King addresses the various ways that Europeans have attempted to deal with the “Indian problem” from extermination to assimilation to education in residential schools. These policies may have officially ceased but the past is still the present and to say, “Forget about the past. Today is a new day. Let’s enjoy it together” is a ridiculous sentiment that King debunks. So then, “What do Indians want?” King climaxes the book with two chapters (8 and 9) answering this question. “If you understand nothing else about the history of Indians in North America, you need to understand that the question that really matters is the question of land. Land has always been a defining element of Aboriginal culture…For non-Natives, land is primarily a commodity.” In this light, his retelling of the Oka crisis in 1990 was very important for me to read. It was very different from what I read and heard about in the news at that time.
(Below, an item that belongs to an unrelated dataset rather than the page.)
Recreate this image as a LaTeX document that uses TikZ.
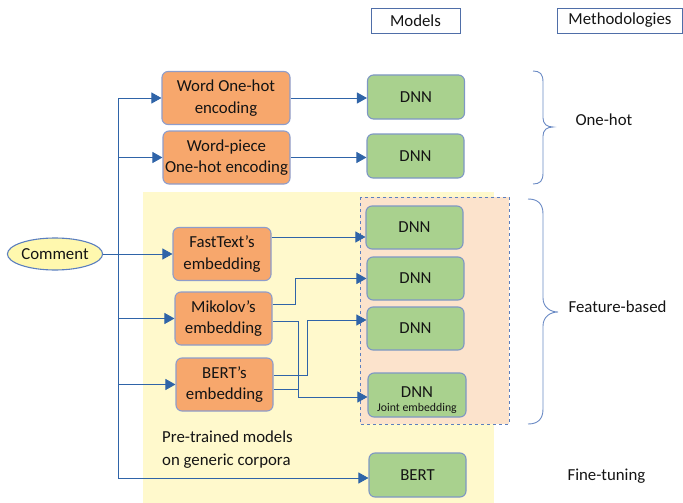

I don’t blame King for his cynicism when he jokes about trying to come up with a “happy ever after” ending to the book. There is lots of sad evidence about how unkindly Canada treats its original residents to this day. But I am of the western mind, I also like happy endings; and, even in the sinking ship of human degradation I am buoyed by a hopeful eschatology. One of the “happy” stories he writes about in his concluding chapter is the formation of Nunavut in 1999. The announcement a few days ago of Mary Simon becoming the first indigenous (Inuit) Governor General in Canada is a fitting update to the Nunavut story that ends the book. Good news indeed but I hope she makes us uncomfortable a few times.